Im Herbst 2020 wandte sich der Vorstandsvorsitzende des US-Pharmakonzerns Pfizer, Albert Bourla, in einem offenen Brief an die Milliarden von Menschen auf der ganzen Welt, die ihre Hoffnung auf einen sicheren und wirksamen Covid-19-Impfstoff zur Beendigung der Pandemie setzten. „Wie ich bereits gesagt habe, arbeiten wir mit Wissenschaftsgeschwindigkeit“, schrieb Bourla.
Doch für die Forscher, die in dieser Zeit das BionTech/Pfizer-Vakzin klinisch testeten, scheint diese Geschwindigkeit zulasten von Datenintegrität und Patientensicherheit gegangen zu sein. Das legen Leaks und Berichte aus einem texanischen Forschungsunternehmen nahe, welches als Auftragnehmer von Pfizer handelte. Brook Jackson, eine mittlerweile ehemalige Regionaldirektorin der „Ventavia Research Group“, teilte dem „British Medical Journal“ (BMJ) mit, dass das Unternehmen unter anderem Daten verfälschte, unqualifiziertes Personal einsetzte und negativen Ereignissen in entscheidenen Testphasen nur langsam nachging.
Ventavia kam bei seiner eigenen Datenerfassung nicht hinterher – das belegt eine E-Mail, die das Auftragsforschungsinstitut ICON, welches ebenfalls für Pfizer tätig war, an das Unternehmen sendet. In ihr erinnert man Ventavia: „Die Erwartung für diese Studie ist, dass alle Datenanfragen innerhalb von 24 Stunden beantwortet werden.“ ICON markierte daraufhin über 100 ausstehende Anfragen, die älter als drei Tage waren. Dazu gehörten beispielsweise zwei Fälle, in denen sich „Probanden mit schweren Symptomen/Reaktionen gemeldet haben“. Aus Jacksons Dokumenten geht hervor, dass die Probleme schon seit Wochen bestanden und bekannt waren. In einer Liste von „Aktionspunkten“, die Anfang August 2020, kurz nach Beginn der Studie unter den Ventavia-Führungskräften zirkulierte, nannte eine Ventavia-Führungskraft drei Mitarbeiter des fraglichen Standorts, mit denen „das Problem mit dem elektronischen Tagebuch/der Fälschung von Daten usw. besprochen werden sollte“. Einer von ihnen wurde „mündlich ermahnt“. Bei einem Treffen zwischen Jackson und Ventavia-Vertretern hieß es: „Wenn die Aufsichtsbehörde kommt – seid bereit.“ Das Unternehmen fürchtete quasi täglich eine Prüfung durch die US-Bundesregierung, wie weitere Mitarbeiter berichten, die sich an das „BMJ“ wandten.

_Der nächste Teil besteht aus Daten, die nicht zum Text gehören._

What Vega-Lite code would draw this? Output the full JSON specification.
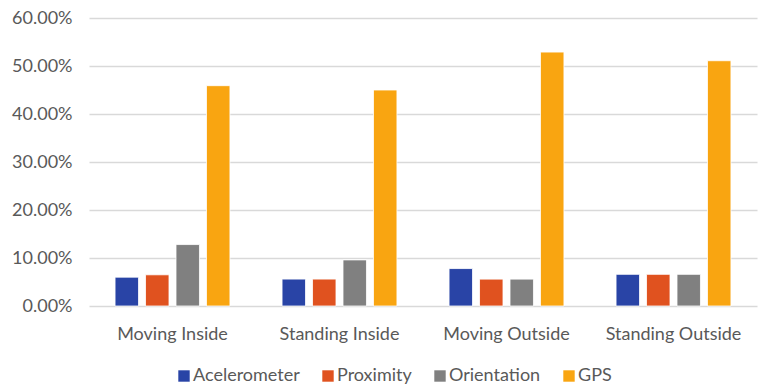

„Sie lagen mit all ihren Beschwerden goldrichtig.“
Am nächsten Tag informierte Jackson die FDA. In ihrer E-Mail an die Behörde listet sie ein Dutzend besorgniserregende Vorkommnisse auf. Unter anderem hätte man Patienten nach der Injektion in einem Flur „abgestellt“ – ohne Überwachung durch klinisches Personal. Zeitnahe „Follow-ups“ mit Patienten, die negative Reaktionen entwickelten, fanden nicht statt; Protokollabweichungen wurden schlicht nicht gemeldet. Der Impfstoff wurde fehlerhaft gelagert, und Laborproben wurden falsch etikettiert. Ventavia-Angestellte, die diese Probleme meldeten, wurden zum Ziel von Angriffen. Die FDA bestätigte den Eingang der E-Mail – und meldete sich dann nie bei Jackson zurück. Am 10. Dezember, als Pfizer die Notzulassung des Impfstoffes in den USA beantragte, verschwieg der Konzern die Zustände am Ventavia-Standort. Am nächsten Tag autorisierte die FDA den Impfstoff. Als im August 2021 die reguläre Zulassung erfolgte, veröffentlichte die Behörde eine Zusammenfassung ihrer Inspektionen der elementaren Versuche. Neun von 153 wurden inspiziert – Ventavias Labore gehörten trotz Jacksons Meldungen nicht dazu.
Seit Jacksons Meldung an die FDA im September 2020 hat Pfizer Ventavia als Unterauftragnehmer für vier andere klinische Studien für seine Impfstoffe verpflichtet, unter anderem zur Wirkung bei Kindern und Schwangeren.